DIRECTIVE: From the very first line of the data to the line containing "ax.tick_params(axis='x', which='major', length=10, width=1.5)", retype everything exactly, leaving the pictures behind.

INFORMATION PROVIDED:
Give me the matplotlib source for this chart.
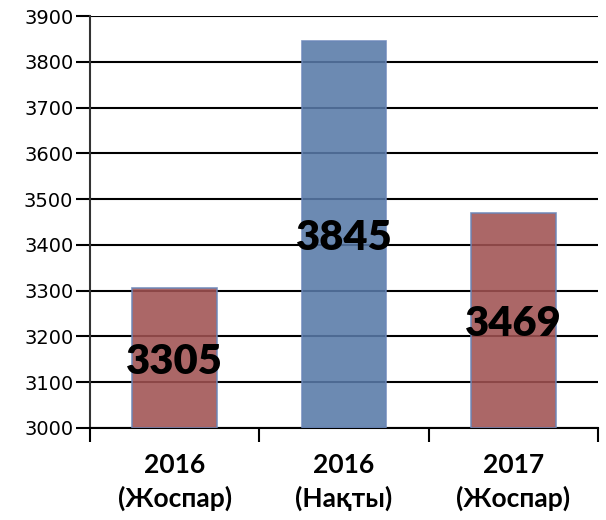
import matplotlib.pyplot as plt

categories = ['2016\n(Жоспар)', '2016\n(Нақты)', '2017\n(Жоспар)']
values = [3305, 3845, 3469]
colors = ['#A05252', '#587AA8', '#A05252']
yticks = [3000, 3100, 3200, 3300, 3400, 3500, 3600, 3700, 3800, 3900]

fig = plt.figure(figsize=(6.06, 5.2), dpi=100)
ax = fig.add_axes([0.1485, 0.177, 0.8385, 0.792])

ax.set_axisbelow(True)
ax.yaxis.grid(True, color='black', linewidth=1.5)
x = range(len(values))
bars = ax.bar(x, [v - 3000 for v in values], bottom=3000, width=0.5, color=colors,
              alpha=0.88, edgecolor='#6A86B8', linewidth=1.2, zorder=3)

for i, v in enumerate(values):
    ax.text(i, 3000 + (v - 3000) / 2, str(v), ha='center', va='center_baseline',
            fontsize=30, fontweight='heavy', family='Lato', color='black', zorder=4)

ax.set_ylim(3000, 3900)
ax.set_xlim(-0.5, 2.5)
ax.set_yticks(yticks)
ax.tick_params(axis='y', labelsize=14, length=10, width=1.5, direction='out', pad=2)
ax.set_xticks([-0.5, 0.5, 1.5, 2.5])
ax.set_xticklabels([])
ax.set_xticks(list(x), minor=True)
ax.set_xticklabels(categories, minor=True, fontsize=19, fontweight='bold', family='Lato', linespacing=1.4)
ax.tick_params(axis='x', which='minor', length=0, pad=18)
ax.tick_params(axis='x', which='major', length=10, width=1.5)

for s in ['top', 'right']:
    ax.spines[s].set_visible(False)
ax.spines['left'].set_linewidth(1.5)
ax.spines['left'].set_color('#333333')
ax.spines['bottom'].set_linewidth(1.5)

plt.savefig('out.png', dpi=100)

WRITTEN REPLY:
Give me the matplotlib source for this chart.
import matplotlib.pyplot as plt

categories = ['2016\n(Жоспар)', '2016\n(Нақты)', '2017\n(Жоспар)']
values = [3305, 3845, 3469]
colors = ['#A05252', '#587AA8', '#A05252']
yticks = [3000, 3100, 3200, 3300, 3400, 3500, 3600, 3700, 3800, 3900]

fig = plt.figure(figsize=(6.06, 5.2), dpi=100)
ax = fig.add_axes([0.1485, 0.177, 0.8385, 0.792])

ax.set_axisbelow(True)
ax.yaxis.grid(True, color='black', linewidth=1.5)
x = range(len(values))
bars = ax.bar(x, [v - 3000 for v in values], bottom=3000, width=0.5, color=colors,
              alpha=0.88, edgecolor='#6A86B8', linewidth=1.2, zorder=3)

for i, v in enumerate(values):
    ax.text(i, 3000 + (v - 3000) / 2, str(v), ha='center', va='center_baseline',
            fontsize=30, fontweight='heavy', family='Lato', color='black', zorder=4)

ax.set_ylim(3000, 3900)
ax.set_xlim(-0.5, 2.5)
ax.set_yticks(yticks)
ax.tick_params(axis='y', labelsize=14, length=10, width=1.5, direction='out', pad=2)
ax.set_xticks([-0.5, 0.5, 1.5, 2.5])
ax.set_xticklabels([])
ax.set_xticks(list(x), minor=True)
ax.set_xticklabels(categories, minor=True, fontsize=19, fontweight='bold', family='Lato', linespacing=1.4)
ax.tick_params(axis='x', which='minor', length=0, pad=18)
ax.tick_params(axis='x', which='major', length=10, width=1.5)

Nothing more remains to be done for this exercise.